Auf den Hund gekommen
Früher habe ich darüber gelächelt, wenn ein älterer, oft allein lebender Mensch seinen Hund fast wie seinesgleichen behandelte, wenn er (oder sie) bei jeder Gelegenheit von seinem (bzw. ihrem) intelligenten Hündchen schwärmte und ihn auf jede Weise umhegte und pflegte.
Heute lächle ich nicht mehr darüber. Erstens haben wir selber solch einen kleinen Herzensbrecher im Haus , eine sem- terra, die vor Jahren eines guten Tages zu uns gelaufen kam und dann einfach nicht mehr wegging. Sie hat seitdem ihre Stellung im Hause ganz schön ausgebaut Heute kommt sie pünktlich um 5 Uhr nachmittags zu mir ins Schreibzimmer, drängtsich zwischen meinen Rücken und die Stuhllehne und drückt mich ganz unzeremoniell vom Stuhl. Ich soll mit ihr spazieren gehn, heisst das. Nun, das tut Herrchen gut, oft geht Frauchen auch mit, und so hat alles seine Ordnung. Und intelligent ist das kleine Biest! Ich könnte seitenlang davon erzählen....was sie neulich wieder fertiggekriegt hat... doch sagte ich nicht eben...? Ja, schon gut, schon gut!
Nun, warum sollte ein Mensch nicht ein Geschöpf ins Herz schliessen, das ihn offenbar gerne hat, das sich unbändig freuen kann, wenn es ihn wiedersieht, das ein wenig die innere Einsamkeit und Leere kompensiert, die alte und junge Menschen gleichsam befallen können?. Unsere Welt ist voller “carentes”, voller junger und alter Menschen, die Hunger nach ein bisschen Zuwendung und Liebe haben – und die keinen Menschen haben, der diese Karenz, diesen schmerzenden Mangel ausfüllt.

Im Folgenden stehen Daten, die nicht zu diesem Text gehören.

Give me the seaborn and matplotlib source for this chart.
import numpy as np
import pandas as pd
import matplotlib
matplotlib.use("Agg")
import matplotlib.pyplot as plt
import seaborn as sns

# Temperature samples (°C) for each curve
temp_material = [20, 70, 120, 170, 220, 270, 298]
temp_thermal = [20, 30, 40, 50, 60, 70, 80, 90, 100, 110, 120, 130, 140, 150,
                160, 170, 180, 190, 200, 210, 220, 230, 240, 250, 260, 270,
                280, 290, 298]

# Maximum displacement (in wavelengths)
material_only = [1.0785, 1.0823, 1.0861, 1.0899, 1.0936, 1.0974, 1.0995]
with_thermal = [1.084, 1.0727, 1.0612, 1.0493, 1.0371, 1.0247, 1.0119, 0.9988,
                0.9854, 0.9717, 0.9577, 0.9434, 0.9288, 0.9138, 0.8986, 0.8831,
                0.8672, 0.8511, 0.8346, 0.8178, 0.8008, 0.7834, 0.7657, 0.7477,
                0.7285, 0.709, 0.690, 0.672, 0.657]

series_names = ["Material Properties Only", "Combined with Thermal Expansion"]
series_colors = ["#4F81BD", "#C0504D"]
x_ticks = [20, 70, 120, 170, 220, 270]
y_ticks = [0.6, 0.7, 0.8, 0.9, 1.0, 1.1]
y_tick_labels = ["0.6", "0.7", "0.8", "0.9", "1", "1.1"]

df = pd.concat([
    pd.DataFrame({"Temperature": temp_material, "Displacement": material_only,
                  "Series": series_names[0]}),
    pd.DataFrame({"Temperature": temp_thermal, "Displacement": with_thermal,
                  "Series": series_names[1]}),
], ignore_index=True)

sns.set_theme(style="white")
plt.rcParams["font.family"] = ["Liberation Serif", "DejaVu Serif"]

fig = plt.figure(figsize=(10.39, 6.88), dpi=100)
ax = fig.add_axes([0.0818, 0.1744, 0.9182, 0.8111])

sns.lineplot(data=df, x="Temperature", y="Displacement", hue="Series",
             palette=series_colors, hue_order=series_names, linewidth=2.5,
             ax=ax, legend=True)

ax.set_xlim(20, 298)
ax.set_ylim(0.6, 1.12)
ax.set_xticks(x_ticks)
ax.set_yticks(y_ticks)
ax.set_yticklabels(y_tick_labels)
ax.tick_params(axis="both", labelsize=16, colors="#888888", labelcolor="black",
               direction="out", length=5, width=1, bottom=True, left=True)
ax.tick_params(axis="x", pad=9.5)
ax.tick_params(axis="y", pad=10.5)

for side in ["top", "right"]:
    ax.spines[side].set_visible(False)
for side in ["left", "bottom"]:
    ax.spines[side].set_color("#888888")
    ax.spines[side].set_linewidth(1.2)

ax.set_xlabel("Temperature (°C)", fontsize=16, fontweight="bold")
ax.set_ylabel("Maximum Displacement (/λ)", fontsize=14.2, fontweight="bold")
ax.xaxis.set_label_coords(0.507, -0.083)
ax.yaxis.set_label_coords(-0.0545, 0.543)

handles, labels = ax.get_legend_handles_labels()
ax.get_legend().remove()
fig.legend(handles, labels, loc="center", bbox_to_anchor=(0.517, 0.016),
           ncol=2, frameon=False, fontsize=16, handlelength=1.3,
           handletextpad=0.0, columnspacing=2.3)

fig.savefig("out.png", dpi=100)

Ja, so kommt einer dann auf den Hund. Das wäre nicht schlimm, wenn er (oder sie) dadurch nicht vom Menschen wegkäme. Jesus hat einmal ein Sprichwort zitiert (als er den Glauben einer Frau auf die Probe stellen wollte): “Es ist nicht gut, dass man den Kindern das Brot nehme und werfe es vor die Hunde”. Und die Frau hat dann geantwortet: “Ja, aber auch die Hündlein essen von den Brosamen, die von ihrer Herren Tische fallen.” Ich glaube, beide Worte sind noch heute gültig, ganz abgesehen von dem tieferen Sinn der Geschichte.
Der Hund darf nicht an die Stelle des Menschen treten. Es gibt schon unzählige junge Paare, die sagen: Kinder wollen wir keine. Die stellen sichspätestens mit 15 Jahren doch gegen einen und machen einem das Leben schwer. Dann lieber einen Hund. Bei dem kann man sich darauf verlassen, dass er sich nicht gegen einen wendet, dass er anhänglich und treu bleibt.
Ein Hund kann und darf uns ein liebes Mitgeschöpf sein. Doch Mensch ist Mensch und Tier ist Tier. Wir müssen uns wirklich überlegen, ob unser Hund nicht einem Menschen den Platz streitig macht, ob wir die Liebesbedürftigkeit unserer Kinder, unserer alten Eltern, eines einsamen Nachbarn nicht übersehen, weil wir in einer Weise “auf den Hund gekommen” sind, die uns den Blick für die Not der Menschen trübt.
Und die Undankbarkeit der Menschen, ihre Lieblosigkeit?... Nun, dazu kam Jesus in die Welt, dass es ihnen nicht gehe wie Lazarus, der sich von den Brocken vom Tische des Reichen nähren wolte “und niemand gab sie ihm”, und zu dem die Hunde kamen,”und leckten seine Schwären”. Bei Jesus Christus lernt man dieses schwierige Wesen Mensch zu lieben – trotz allem.
Zum Schluss ein Beispiel, wie man einen Hund in den Dienst dieser Menschenliebe stellen kann: Ein altes Ehepaar geht ins Altenheim und darf ( o Freude!) seinen Hund mitnehmen. Von Stund an freunden sich die andern Alten mit dem Tier an, der Hund bringt Menschen zusammen, die vorher aneinander vorbeigingen. Welch ein Beispiel für unsere kleine verwöhnte Herzensbrecherin! Man müsste es ihr ins Ohr sagen können!